WHEN THE NEW YORK TIMES POLLED CRITICS LAST MONTH ABOUT THE GREATEST WORK OF FICTION IN THE PAST 25 YEARS, YOUR RABBIT NOVELS WERE MENTIONED. I didn't see that.

I HATE TO BE THE ONE TO TELL YOU THAT YOU WEREN'T NO. 1. Listen, anything ...

I THINK RABBIT TIED FOR THIRD WITH BLOOD MERIDIAN. Cormac McCarthy.

YOU AND CORMAC MCCARTHY. Ahhh, together again. I've never been able to read much of him, between us. No doubt the failing is mine. But better to be third than not at all.

DO YOU EVER THINK ABOUT RETIRING? I've reached an age when everybody else is retired, of my peers, more or less. As a writer you're self-employed. There's nobody to tell you to pack it in. It might be a mercy.
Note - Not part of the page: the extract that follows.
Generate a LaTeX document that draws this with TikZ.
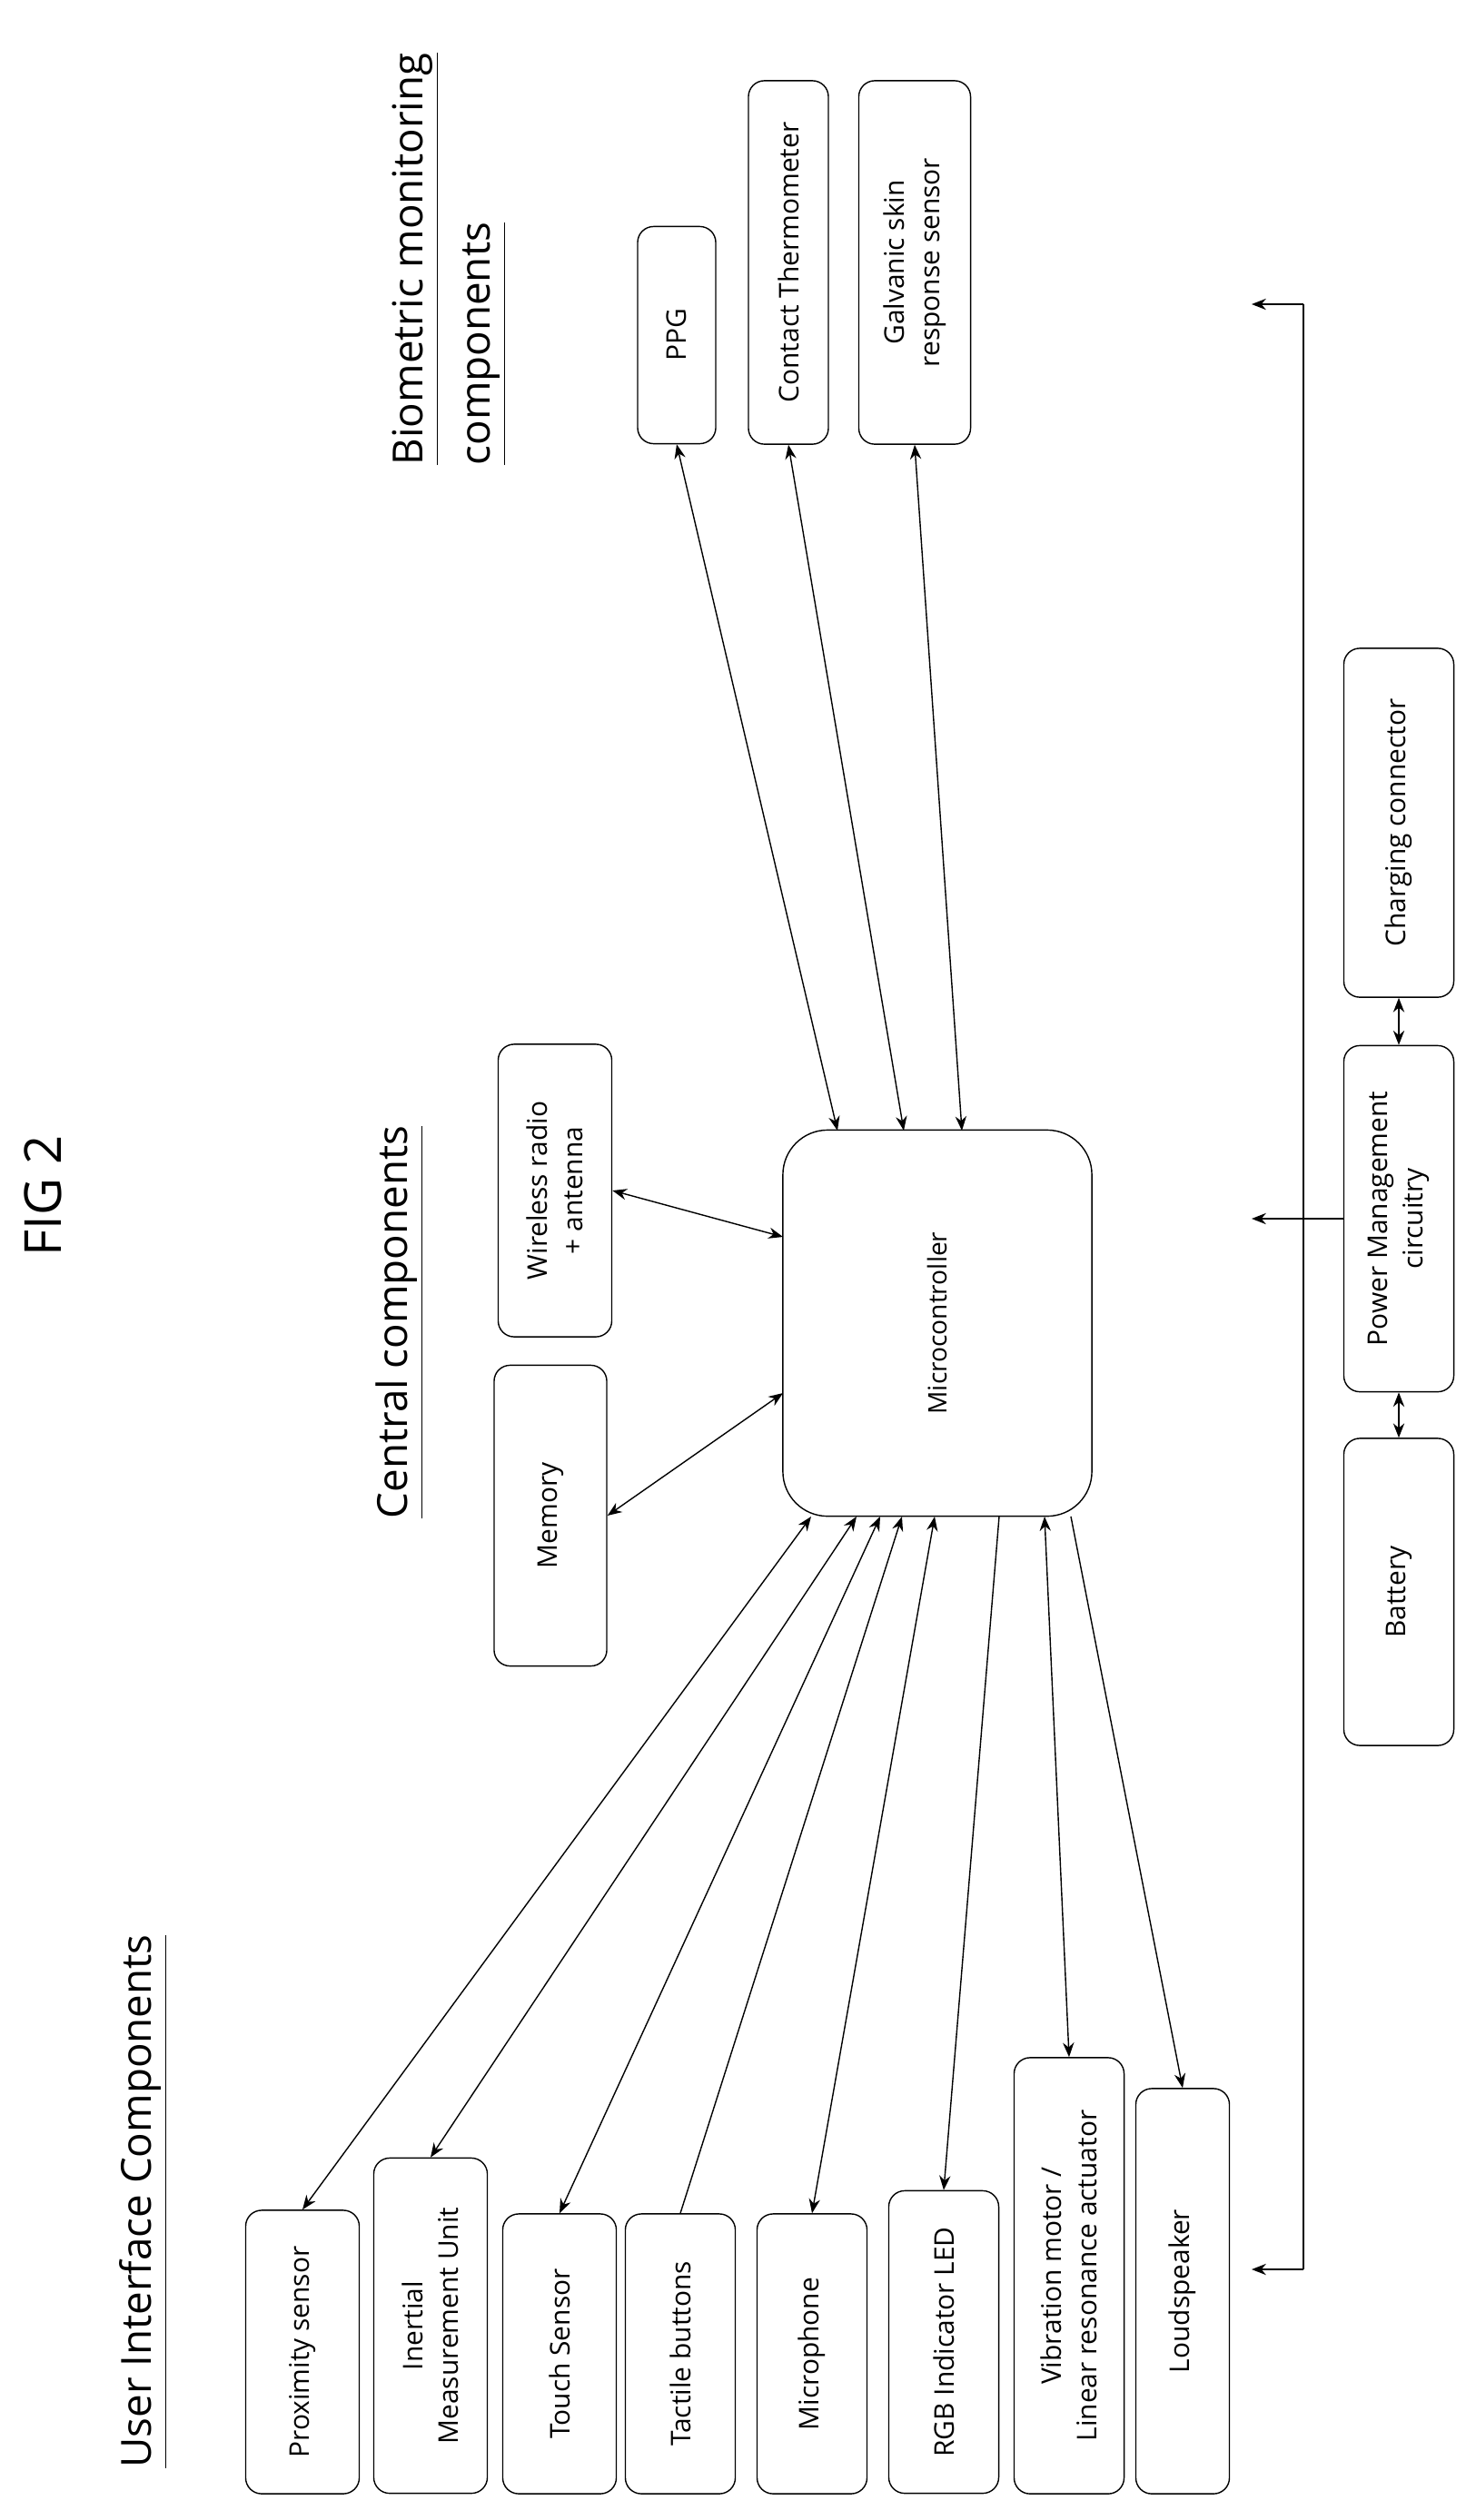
\documentclass[tikz,border=0pt]{standalone}
\usepackage{fontspec}
\setmainfont{Open Sans}
\usetikzlibrary{arrows.meta,calc}

\tikzset{
  blk/.style 2 args={draw,rounded corners=5pt,rotate=90,align=center,inner sep=1pt,
    minimum width=#1,minimum height=#2,font=\fontsize{8.5}{11}\selectfont},
  head/.style={rotate=90,align=left,inner sep=0pt,font=\fontsize{13}{21}\selectfont},
  link/.style={thin,{Stealth[length=4.5pt,width=3.5pt]}-{Stealth[length=4.5pt,width=3.5pt]}},
  tobox/.style={thin,-{Stealth[length=4.5pt,width=3.5pt]}},
}

\begin{document}
\begin{tikzpicture}[x=0.01cm,y=-0.01cm]
\useasboundingbox (0,0) rectangle (1625,2775);
  % headings
\node[head,font=\fontsize{16}{18}\selectfont] (fig) at (47,1317) {FIG 2};
\node[head] (central) at (440,1456) {\underline{Central components}};
\node[head,anchor=west] (bio) at (495,513) {\underline{Biometric monitoring}\\\underline{components}};
\node[head] (ui) at (158,2424) {\underline{User Interface Components}};

  % central
\node[blk={4.25cm}{3.4cm},rounded corners=14pt,font=\fontsize{8}{10}\selectfont] (micro) at (1032,1457) {Microcontroller};
\node[blk={3.31cm}{1.24cm}] (memory) at (606,1669) {Memory};
\node[blk={3.22cm}{1.25cm}] (radio) at (611,1311) {Wireless radio\\+ antenna};

  % biometric
\node[blk={2.39cm}{0.86cm}] (ppg) at (745,369) {PPG};
\node[blk={4.0cm}{0.88cm}] (thermo) at (868,289) {Contact Thermometer};
\node[blk={4.0cm}{1.23cm}] (gsr) at (1007,289) {Galvanic skin\\response sensor};

  % user interface
\node[blk={3.12cm}{1.25cm}] (prox) at (333,2590) {Proximity sensor};
\node[blk={3.69cm}{1.25cm}] (imu) at (474,2561) {Inertial\\Measurement Unit};
\node[blk={3.08cm}{1.25cm}] (touch) at (616,2592) {Touch Sensor};
\node[blk={3.08cm}{1.21cm}] (tactile) at (749,2592) {Tactile buttons};
\node[blk={3.08cm}{1.21cm}] (mic) at (894,2592) {Microphone};
\node[blk={3.33cm}{1.21cm}] (rgb) at (1039,2579) {RGB Indicator LED};
\node[blk={4.8cm}{1.21cm}] (vib) at (1177,2506) {Vibration motor /\\Linear resonance actuator};
\node[blk={4.46cm}{1.03cm}] (speaker) at (1302,2523) {Loudspeaker};

  % power
\node[blk={3.84cm}{1.21cm}] (charge) at (1540,906) {Charging connector};
\node[blk={3.81cm}{1.21cm}] (power) at (1540,1342) {Power Management\\circuitry};
\node[blk={3.38cm}{1.21cm}] (battery) at (1540,1753) {Battery};

  % ports on the microcontroller
\coordinate (mt1) at (922,1245);
\coordinate (mt2) at (995,1245);
\coordinate (mt3) at (1059,1245);
\coordinate (ml1) at (862,1362);
\coordinate (ml2) at (862,1534);
\coordinate (mb1) at (893,1670);
\coordinate (mb2) at (943,1670);
\coordinate (mb3) at (969,1670);
\coordinate (mb4) at (993,1670);
\coordinate (mb5) at (1029,1670);
\coordinate (mb6) at (1100,1670);
\coordinate (mb7) at (1150,1670);
\coordinate (mb8) at (1179,1670);

\draw[link] (radio.south) -- (ml1);
\draw[link] (memory.south) -- (ml2);
\draw[link] (ppg.west) -- (mt1);
\draw[link] (thermo.west) -- (mt2);
\draw[link] (gsr.west) -- (mt3);

\draw[link] (prox.east) -- (mb1);
\draw[link] (imu.east) -- (mb2);
\draw[link] (touch.east) -- (mb3);
\draw[tobox] (tactile.east) -- (mb4);
\draw[link] (mic.east) -- (mb5);
\draw[tobox] (mb6) -- (rgb.east);
\draw[link] (vib.east) -- (mb7);
\draw[tobox] (mb8) -- (speaker.east);

  % power bus
\coordinate (bustop) at (1435,335);
\coordinate (busbot) at (1435,2499);
\coordinate (outtop) at (1378,335);
\coordinate (outmid) at (1378,1342);
\coordinate (outbot) at (1378,2499);
\draw[link] (charge.west) -- (power.east);
\draw[link] (power.west) -- (battery.east);
\draw[thin] (bustop) -- (busbot);
\draw[tobox] (bustop) -- (outtop);
\draw[tobox] (busbot) -- (outbot);
\draw[tobox] (power.north) -- (outmid);
\end{tikzpicture}
\end{document}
HOW WOULD YOU GO ABOUT RETIRING? I GUESS YOU'D JUST QUIETLY FALL SILENT. You'd fall silent, [submissions] would start to come back, there would be embarrassed conferences with your editors, and eventually you would see that, in fact, you were senile. They're very slow to realize that, I think, people are. But for now I'll push on a little longer.